- Problem to solve -
Quote all lines below exactly. Images stay out.

- Data excerpt -
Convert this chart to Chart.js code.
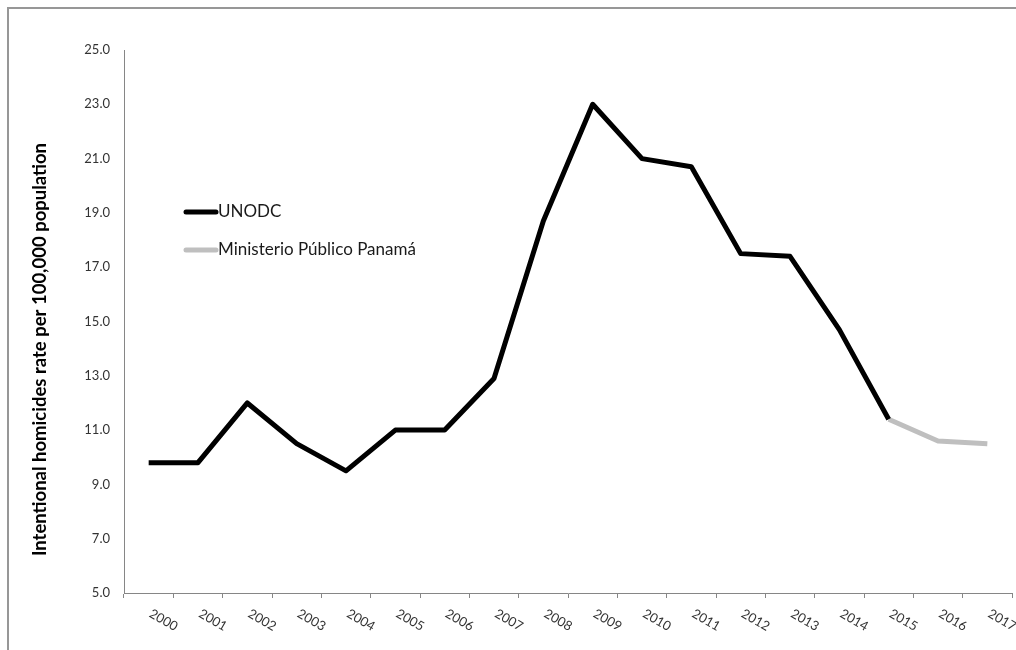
<!DOCTYPE html>
<html>
<head>
<meta charset="utf-8">
<script src="https://cdn.jsdelivr.net/npm/chart.js"></script>
<style>
  body { margin: 0; background: #fff; }
  #wrap { position: relative; width: 1016px; height: 650px; overflow: hidden; }
  #frame { position: absolute; left: 7px; top: 7px; width: 1100px; height: 700px;
           border-top: 2px solid #979797; border-left: 2px solid #979797; }
  canvas { position: absolute; left: 0; top: 0; }
</style>
</head>
<body>
<div id="wrap">
  <div id="frame"></div>
  <canvas id="homicides" width="1016" height="650"></canvas>
</div>
<script>
var years = ["2000", "2001", "2002", "2003", "2004", "2005", "2006", "2007", "2008",
  "2009", "2010", "2011", "2012", "2013", "2014", "2015", "2016", "2017"];
var unodc = [9.8, 9.8, 12.0, 10.5, 9.5, 11.0, 11.0, 12.9, 18.7, 23.0, 21.0, 20.7,
  17.5, 17.4, 14.7, 11.4, null, null];
var ministerio = [null, null, null, null, null, null, null, null, null, null, null, null,
  null, null, null, 11.4, 10.6, 10.5];
var yMin = 5, yMax = 25, yStep = 2;
var yTitle = 'Intentional homicides rate per 100,000 population';

// year labels slanted downwards, like the spreadsheet original
var slantedYears = {
  id: 'slantedYears',
  afterDraw: function(chart) {
    var ctx = chart.ctx, x = chart.scales.x;
    ctx.save();
    ctx.font = '13px Lato';
    ctx.fillStyle = '#333333';
    ctx.textAlign = 'left';
    ctx.textBaseline = 'top';
    x.ticks.forEach(function(t, i) {
      ctx.save();
      ctx.translate(x.getPixelForTick(i) + 5, x.top + 14);
      ctx.rotate(Math.PI / 6);
      ctx.fillText(x.getLabelForValue(t.value), 0, 0);
      ctx.restore();
    });
    ctx.restore();
  }
};

// y title sits a bit below the middle of the plot in the original
var sideTitle = {
  id: 'sideTitle',
  afterDraw: function(chart) {
    var ctx = chart.ctx, area = chart.chartArea;
    ctx.save();
    ctx.font = 'bold 18.5px Lato';
    ctx.fillStyle = '#000000';
    ctx.textAlign = 'center';
    ctx.textBaseline = 'middle';
    ctx.translate(40, (area.top + area.bottom) / 2 + 28);
    ctx.rotate(-Math.PI / 2);
    ctx.fillText(yTitle, 0, 0);
    ctx.restore();
  }
};

// legend sits inside the plot, upper left
var insideLegend = {
  id: 'insideLegend',
  afterDraw: function(chart) {
    var ctx = chart.ctx, area = chart.chartArea;
    ctx.save();
    ctx.font = '17px Lato';
    ctx.textBaseline = 'middle';
    ctx.textAlign = 'left';
    chart.data.datasets.forEach(function(ds, i) {
      var x = area.left + 62, y = area.top + 162 + i * 38;
      ctx.strokeStyle = ds.borderColor;
      ctx.lineWidth = ds.borderWidth;
      ctx.lineCap = 'round';
      ctx.beginPath();
      ctx.moveTo(x, y);
      ctx.lineTo(x + 30, y);
      ctx.stroke();
      ctx.fillStyle = '#1a1a1a';
      ctx.fillText(ds.label, x + 32, y);
    });
    ctx.restore();
  }
};

var ctx = document.getElementById('homicides').getContext('2d');
var chart = new Chart(ctx, {
  type: 'line',
  data: {
    labels: years,
    datasets: [{
      label: 'UNODC',
      data: unodc,
      borderColor: '#000000',
      borderWidth: 5,
      borderJoinStyle: 'round',
      pointRadius: 0,
      tension: 0
    }, {
      label: 'Ministerio Público Panamá',
      data: ministerio,
      borderColor: '#bfbfbf',
      borderWidth: 5,
      borderJoinStyle: 'round',
      pointRadius: 0,
      tension: 0
    }]
  },
  options: {
    responsive: false,
    animation: false,
    layout: { padding: { left: 0, top: 50, right: 4, bottom: 0 } },
    plugins: {
      legend: { display: false },
      tooltip: { enabled: false }
    },
    scales: {
      x: {
        type: 'category',
        offset: true,
        afterFit: function(s) { s.height = 57; },
        grid: { offset: true, drawOnChartArea: false, tickLength: 5, color: '#868686' },
        border: { color: '#868686', width: 1 },
        ticks: { display: false }
      },
      y: {
        min: yMin,
        max: yMax,
        afterFit: function(s) { s.width = 124; },
        grid: { display: false, drawTicks: false },
        border: { color: '#868686', width: 1 },
        ticks: {
          stepSize: yStep,
          padding: 14,
          color: '#333333',
          font: { family: 'Lato', size: 13 },
          callback: function(v) { return v.toFixed(1); }
        }
      }
    }
  },
  plugins: [slantedYears, sideTitle, insideLegend]
});
</script>
</body>
</html>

- Exercise answer -
Convert this chart to Chart.js code.
<!DOCTYPE html>
<html>
<head>
<meta charset="utf-8">
<script src="https://cdn.jsdelivr.net/npm/chart.js"></script>
<style>
  body { margin: 0; background: #fff; }
  #wrap { position: relative; width: 1016px; height: 650px; overflow: hidden; }
  #frame { position: absolute; left: 7px; top: 7px; width: 1100px; height: 700px;
           border-top: 2px solid #979797; border-left: 2px solid #979797; }
  canvas { position: absolute; left: 0; top: 0; }
</style>
</head>
<body>
<div id="wrap">
  <div id="frame"></div>
  <canvas id="homicides" width="1016" height="650"></canvas>
</div>
<script>
var years = ["2000", "2001", "2002", "2003", "2004", "2005", "2006", "2007", "2008",
  "2009", "2010", "2011", "2012", "2013", "2014", "2015", "2016", "2017"];
var unodc = [9.8, 9.8, 12.0, 10.5, 9.5, 11.0, 11.0, 12.9, 18.7, 23.0, 21.0, 20.7,
  17.5, 17.4, 14.7, 11.4, null, null];
var ministerio = [null, null, null, null, null, null, null, null, null, null, null, null,
  null, null, null, 11.4, 10.6, 10.5];
var yMin = 5, yMax = 25, yStep = 2;
var yTitle = 'Intentional homicides rate per 100,000 population';

// year labels slanted downwards, like the spreadsheet original
var slantedYears = {
  id: 'slantedYears',
  afterDraw: function(chart) {
    var ctx = chart.ctx, x = chart.scales.x;
    ctx.save();
    ctx.font = '13px Lato';
    ctx.fillStyle = '#333333';
    ctx.textAlign = 'left';
    ctx.textBaseline = 'top';
    x.ticks.forEach(function(t, i) {
      ctx.save();
      ctx.translate(x.getPixelForTick(i) + 5, x.top + 14);
      ctx.rotate(Math.PI / 6);
      ctx.fillText(x.getLabelForValue(t.value), 0, 0);
      ctx.restore();
    });
    ctx.restore();
  }
};

// y title sits a bit below the middle of the plot in the original
var sideTitle = {
  id: 'sideTitle',
  afterDraw: function(chart) {
    var ctx = chart.ctx, area = chart.chartArea;
    ctx.save();
    ctx.font = 'bold 18.5px Lato';
    ctx.fillStyle = '#000000';
    ctx.textAlign = 'center';
    ctx.textBaseline = 'middle';
    ctx.translate(40, (area.top + area.bottom) / 2 + 28);
    ctx.rotate(-Math.PI / 2);
    ctx.fillText(yTitle, 0, 0);
    ctx.restore();
  }
};

// legend sits inside the plot, upper left
var insideLegend = {
  id: 'insideLegend',
  afterDraw: function(chart) {
    var ctx = chart.ctx, area = chart.chartArea;
    ctx.save();
    ctx.font = '17px Lato';
    ctx.textBaseline = 'middle';
    ctx.textAlign = 'left';
    chart.data.datasets.forEach(function(ds, i) {
      var x = area.left + 62, y = area.top + 162 + i * 38;
      ctx.strokeStyle = ds.borderColor;
      ctx.lineWidth = ds.borderWidth;
      ctx.lineCap = 'round';
      ctx.beginPath();
      ctx.moveTo(x, y);
      ctx.lineTo(x + 30, y);
      ctx.stroke();
      ctx.fillStyle = '#1a1a1a';
      ctx.fillText(ds.label, x + 32, y);
    });
    ctx.restore();
  }
};

var ctx = document.getElementById('homicides').getContext('2d');
var chart = new Chart(ctx, {
  type: 'line',
  data: {
    labels: years,
    datasets: [{
      label: 'UNODC',
      data: unodc,
      borderColor: '#000000',
      borderWidth: 5,
      borderJoinStyle: 'round',
      pointRadius: 0,
      tension: 0
    }, {
      label: 'Ministerio Público Panamá',
      data: ministerio,
      borderColor: '#bfbfbf',
      borderWidth: 5,
      borderJoinStyle: 'round',
      pointRadius: 0,
      tension: 0
    }]
  },
  options: {
    responsive: false,
    animation: false,
    layout: { padding: { left: 0, top: 50, right: 4, bottom: 0 } },
    plugins: {
      legend: { display: false },
      tooltip: { enabled: false }
    },
    scales: {
      x: {
        type: 'category',
        offset: true,
        afterFit: function(s) { s.height = 57; },
        grid: { offset: true, drawOnChartArea: false, tickLength: 5, color: '#868686' },
        border: { color: '#868686', width: 1 },
        ticks: { display: false }
      },
      y: {
        min: yMin,
        max: yMax,
        afterFit: function(s) { s.width = 124; },
        grid: { display: false, drawTicks: false },
        border: { color: '#868686', width: 1 },
        ticks: {
          stepSize: yStep,
          padding: 14,
          color: '#333333',
          font: { family: 'Lato', size: 13 },
          callback: function(v) { return v.toFixed(1); }
        }
      }
    }
  },
  plugins: [slantedYears, sideTitle, insideLegend]
});
</script>
</body>
</html>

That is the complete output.